The one request I don’t usually fulfill is saying, “Let’s get it on,” outside the cage. I’ve said it at the end of radio spots or for video games and for other marketing purposes I feel help propel the sport forward. I even said it when Zuffa allowed a die-hard couple to get married in the Octagon in Las Vegas the day before UFC 36. But most of the time, I politely decline. I don’t like to throw around the phrase. When I say it, two fighters are about to put their lives in my hands and I’m letting them know I’m on the job, I’m paying attention, and I’ve got their backs.
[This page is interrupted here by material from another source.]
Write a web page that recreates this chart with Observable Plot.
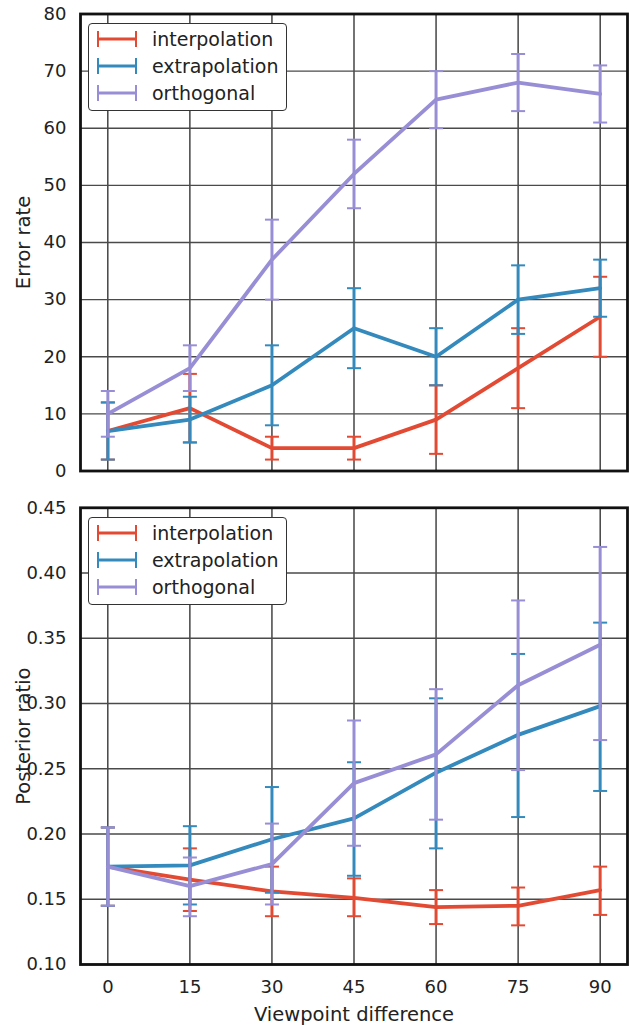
<!DOCTYPE html>
<html><head><meta charset="utf-8">
<script src="https://cdn.jsdelivr.net/npm/d3@7"></script>
<script src="https://cdn.jsdelivr.net/npm/@observablehq/plot@0.6"></script>
<style>
body{margin:0;background:#fff;font-family:"DejaVu Sans",sans-serif;}
#wrap{position:relative;width:630px;height:1025px;}
#wrap svg{display:block;}
.legend{position:absolute;left:88px;width:199px;height:88px;border:1px solid #333;border-radius:4px;background:#fff;box-sizing:border-box;}
.row{position:absolute;left:0;width:100%;height:26px;}
.row svg{position:absolute;left:7px;top:3px;}
.row span{position:absolute;left:63px;top:0;line-height:26px;font-size:19px;color:#222;}
</style></head>
<body><div id="wrap"></div>
<script>
const angles = [0, 15, 30, 45, 60, 75, 90];
const seriesNames = ["interpolation", "extrapolation", "orthogonal"];
const seriesColors = ["#E24A33", "#348ABD", "#988ED5"];

// Error rate panel
const errInterp   = [7, 11, 4, 4, 9, 18, 27];
const errInterpLo = [2, 5, 2, 2, 3, 11, 20];
const errInterpHi = [12, 17, 6, 6, 15, 25, 34];
const errExtrap   = [7, 9, 15, 25, 20, 30, 32];
const errExtrapLo = [2, 5, 8, 18, 15, 24, 27];
const errExtrapHi = [12, 13, 22, 32, 25, 36, 37];
const errOrth     = [10, 18, 37, 52, 65, 68, 66];
const errOrthLo   = [6, 14, 30, 46, 60, 63, 61];
const errOrthHi   = [14, 22, 44, 58, 70, 73, 71];
const errTicks = [0, 10, 20, 30, 40, 50, 60, 70, 80];

// Posterior ratio panel
const postInterp   = [0.175, 0.165, 0.156, 0.151, 0.144, 0.145, 0.157];
const postInterpLo = [0.145, 0.141, 0.137, 0.137, 0.131, 0.130, 0.138];
const postInterpHi = [0.205, 0.189, 0.175, 0.166, 0.157, 0.159, 0.175];
const postExtrap   = [0.175, 0.176, 0.196, 0.212, 0.247, 0.276, 0.298];
const postExtrapLo = [0.145, 0.146, 0.155, 0.168, 0.189, 0.213, 0.233];
const postExtrapHi = [0.205, 0.206, 0.236, 0.255, 0.304, 0.338, 0.362];
const postOrth     = [0.175, 0.160, 0.177, 0.239, 0.261, 0.314, 0.345];
const postOrthLo   = [0.145, 0.137, 0.146, 0.191, 0.211, 0.249, 0.272];
const postOrthHi   = [0.205, 0.182, 0.208, 0.287, 0.311, 0.379, 0.420];
const postTicks = [0.10, 0.15, 0.20, 0.25, 0.30, 0.35, 0.40, 0.45];

const capSymbol = {draw(ctx, size) { const w = Math.sqrt(size / Math.PI); ctx.moveTo(-w, 0); ctx.lineTo(w, 0); }};

function rowsOf(vals, lo, hi) {
  return angles.map((a, i) => ({x: a, y: vals[i], lo: lo[i], hi: hi[i]}));
}

function panel(sets, ticks, yLabel, opts) {
  const marks = [
    Plot.gridX(angles, {stroke: "#000", strokeOpacity: 1, strokeWidth: 1.1}),
    Plot.gridY(ticks, {stroke: "#4a4a4a", strokeOpacity: 1, strokeWidth: 1.4}),
  ];
  sets.forEach((rows, k) => {
    const c = seriesColors[k];
    marks.push(
      Plot.ruleX(rows, {x: "x", y1: "lo", y2: "hi", stroke: c, strokeWidth: 3}),
      Plot.dot(rows, {x: "x", y: "lo", symbol: capSymbol, r: 7, fill: "none", stroke: c, strokeWidth: 2}),
      Plot.dot(rows, {x: "x", y: "hi", symbol: capSymbol, r: 7, fill: "none", stroke: c, strokeWidth: 2}),
      Plot.line(rows, {x: "x", y: "y", stroke: c, strokeWidth: 3.8})
    );
  });
  marks.push(Plot.frame({stroke: "#111", strokeWidth: 2.8}));
  marks.push(Plot.axisY(ticks, {tickSize: 0, tickPadding: 14, fontSize: 18, tickFormat: opts.fmt, label: null}));
  marks.push(Plot.axisY({label: yLabel, ticks: [], tickSize: 0, fontSize: 19.5, labelAnchor: "center", labelOffset: 64, labelArrow: false}));
  if (opts.xAxis) {
    marks.push(Plot.axisX(angles, {tickSize: 0, tickPadding: 16, fontSize: 18, label: null}));
    marks.push(Plot.axisX({ticks: [], tickSize: 0, fontSize: 19.5, label: "Viewpoint difference", labelAnchor: "center", labelOffset: 56, labelArrow: false}));
  }
  return Plot.plot({
    width: 630, height: opts.height,
    marginLeft: 80, marginRight: 3, marginTop: opts.mt, marginBottom: opts.mb,
    style: {fontFamily: "DejaVu Sans", fontSize: "18px", color: "#222", background: "#fff", overflow: "visible"},
    x: {domain: [-5, 95], axis: opts.xAxis ? undefined : null},
    y: {domain: opts.domain},
    marks
  });
}

const wrap = document.getElementById("wrap");
wrap.append(panel([
  rowsOf(errInterp, errInterpLo, errInterpHi),
  rowsOf(errExtrap, errExtrapLo, errExtrapHi),
  rowsOf(errOrth, errOrthLo, errOrthHi)
], errTicks, "Error rate", {height: 490, mt: 13.5, mb: 19.5, domain: [0, 80], fmt: d => d.toFixed(0), xAxis: false}));

wrap.append(panel([
  rowsOf(postInterp, postInterpLo, postInterpHi),
  rowsOf(postExtrap, postExtrapLo, postExtrapHi),
  rowsOf(postOrth, postOrthLo, postOrthHi)
], postTicks, "Posterior ratio", {height: 535, mt: 17.3, mb: 61, domain: [0.10, 0.45], fmt: d => d.toFixed(2), xAxis: true}));

function legend(top) {
  const box = document.createElement("div");
  box.className = "legend";
  box.style.top = top + "px";
  seriesNames.forEach((name, k) => {
    const row = document.createElement("div");
    row.className = "row";
    row.style.top = (2 + k * 27) + "px";
    const c = seriesColors[k];
    row.innerHTML = `<svg width="42" height="20"><line x1="2" y1="10" x2="40" y2="10" stroke="${c}" stroke-width="3"/><line x1="2" y1="2" x2="2" y2="18" stroke="${c}" stroke-width="2"/><line x1="40" y1="2" x2="40" y2="18" stroke="${c}" stroke-width="2"/></svg><span>${name}</span>`;
    box.append(row);
  });
  wrap.append(box);
}
legend(23);
legend(517);
</script></body></html>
The first wedding ever held in the Octagon: I told the couple to “Get it on.”
Over the years, being an MMA referee has afforded me some interesting opportunities outside the cage. I’m continually surprised when people notice me at the airport or in the gym or on the street. I’m told I have one of those faces. I can’t explain what it feels like to have people stare at you when you enter a restaurant or the movie theater before they finally ask, “Are you that referee in that fighting thing?” Most of the time, people make me laugh because they are so genuinely enthused.